Before I gave myself rhabdomyolysis (rhabdo), I had never heard of it. In the past, it was an injury mainly reserved for Olympic athletes, marathoners and those pushing themselves to the extreme.
These days, with the advent of workouts like SoulCycle and Crossfit, emergency room visits from rhabdo patients have spiked with a 20-fold increase in recent years.
But even armed with that knowledge, I still would have assumed I was in the clear.
My rhabdo diagnosis wasn’t as obvious, and in fact, I didn’t feel like I’d gone too hard at all. At the time, I’d just started a new strength routine with a trainer who focused extensively on staying safe while lifting. Even the exercise that did me in seemed innocuous: negative pull-ups where I’d jump up and slowly lower myself down using my body weight as force.
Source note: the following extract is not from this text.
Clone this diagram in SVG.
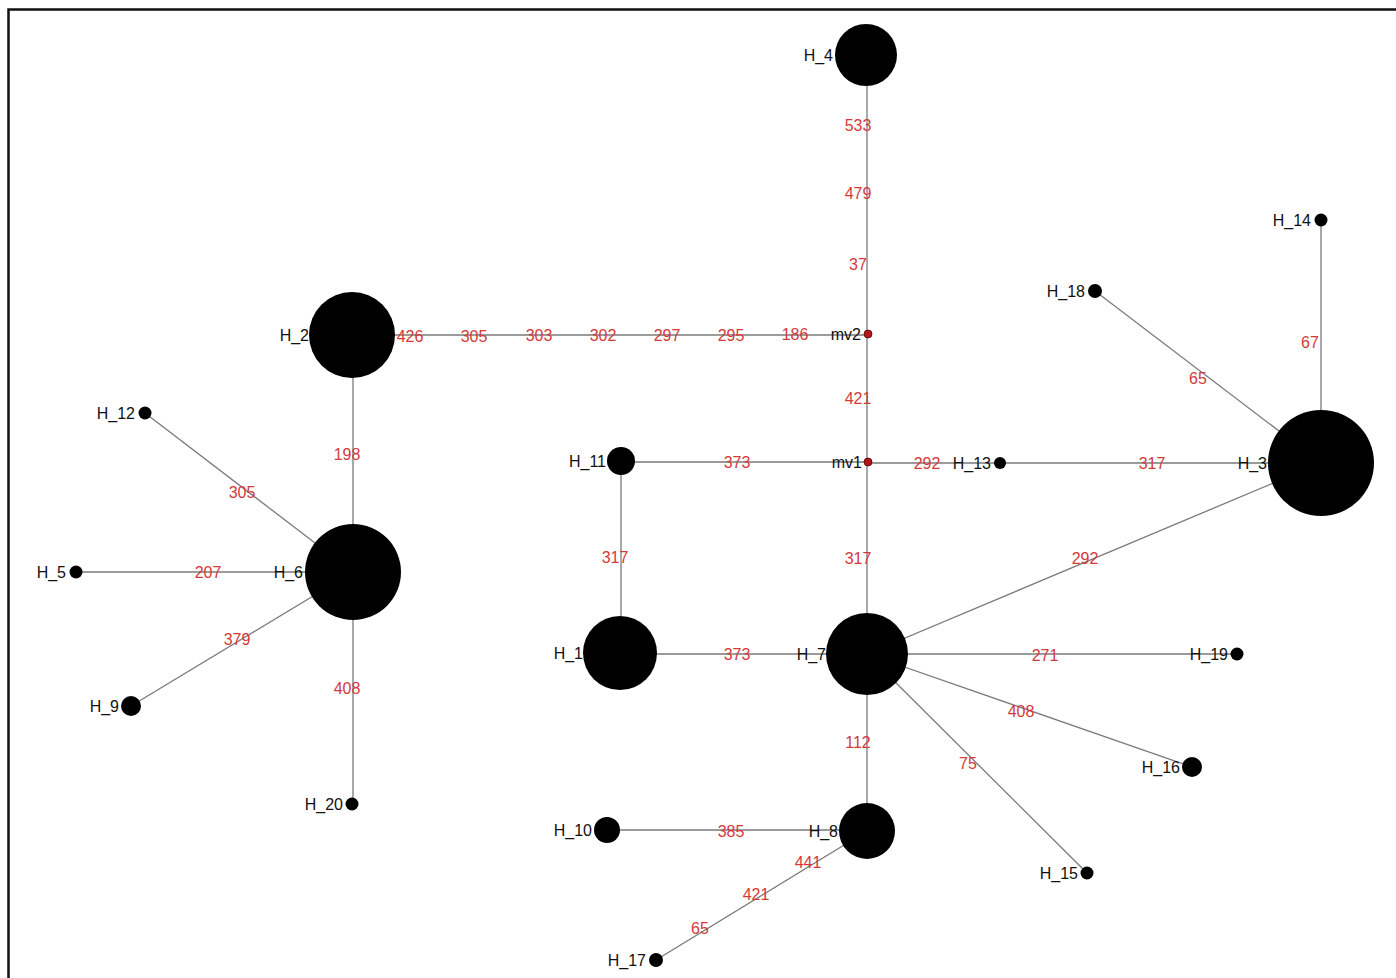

After the third set, when I couldn’t hold myself up with my own strength, the trainer stepped in to assist me on the last three sets. This didn’t seem particularly concerning but looking back, it was a huge red flag: once I’d hit muscle exhaustion, I was in dangerous territory.
What is rhabdo?
Rhabdo is caused by overworking a muscle to the point where it starts to die. When that happens, a flood of toxins, dead cells and minerals are released into the bloodstream too quickly for the kidneys to flush them.
Rhabdo can also happen in non-workout injuries, such as car accidents and bad falls. People who lay immobilized on a hard surface for an extended period of time (like in the case of passing out after a hard night of drinking) can also contract rhabdo as the muscle suffers trauma.
Surprisingly, high doses of medications like statins or infections like HIV or sepsis can also trigger rhabdo, and unfortunately, it’s thought that those who’ve suffered rhabdo before are likely to be more susceptible to getting it again.
What are the warning signs of rhabdo?
The day after my upper body workout, I woke up super sore with a slightly swollen lat muscle, but I shrugged it off. I even bragged to my husband about how hard I must have gone at the gym, since I’d always equated my level of muscle soreness to a “good” workout.
As the week wore on, the soreness didn’t subside and three days later, my entire upper body was so puffy I looked like the Michelin man. It wasn’t until I spent some time Googling that I thought I might be in real trouble.
As a precaution, I headed to the hospital where I was immediately taken to the front of the line and hooked up to an IV and an EKG. Thankfully, my heart was fine but my creatine phosphokinase (CPK) numbers were beyond scary. Under normal circumstances, the CPK enzyme registers at 120 microgram per liter or less. Mine had skyrocketed to 55,000 and needed to be monitored every six hours.
In the end, I spent five days on a non-stop saline drip until my numbers dipped low enough for my doctors to send me home.
While nearly a week in an observation ward isn’t any fun, I was lucky. In cases without medical intervention, the kidneys can fail or the person could go into cardiac arrest from the sudden increase in potassium.
Even though I’m very fit and workout multiple times a week, the muscle group I injured wasn’t prepared for such a heavy load. Most cases of rhabdo happen when someone is doing a new exercise or when they’ve taken a break (even as short as two weeks) and try to jump right back in to their old routine.
Easing yourself in and stopping when you feel like you’ve hit your limit is paramount to staying safe. In my case, I should have backed off when I physically couldn’t do the workout myself.
Working with a trainer who knows about rhabdo can also go a long way in keeping you safe, but instructors can be a double-edged sword. If you’re going with the flow of a high-intensity class instead of listening to your body, it’s easy to overdo it.
I’m still all about beast mode, but I’m thankful to have a better understanding of my limits and the knowledge of what could happen if I blow past them.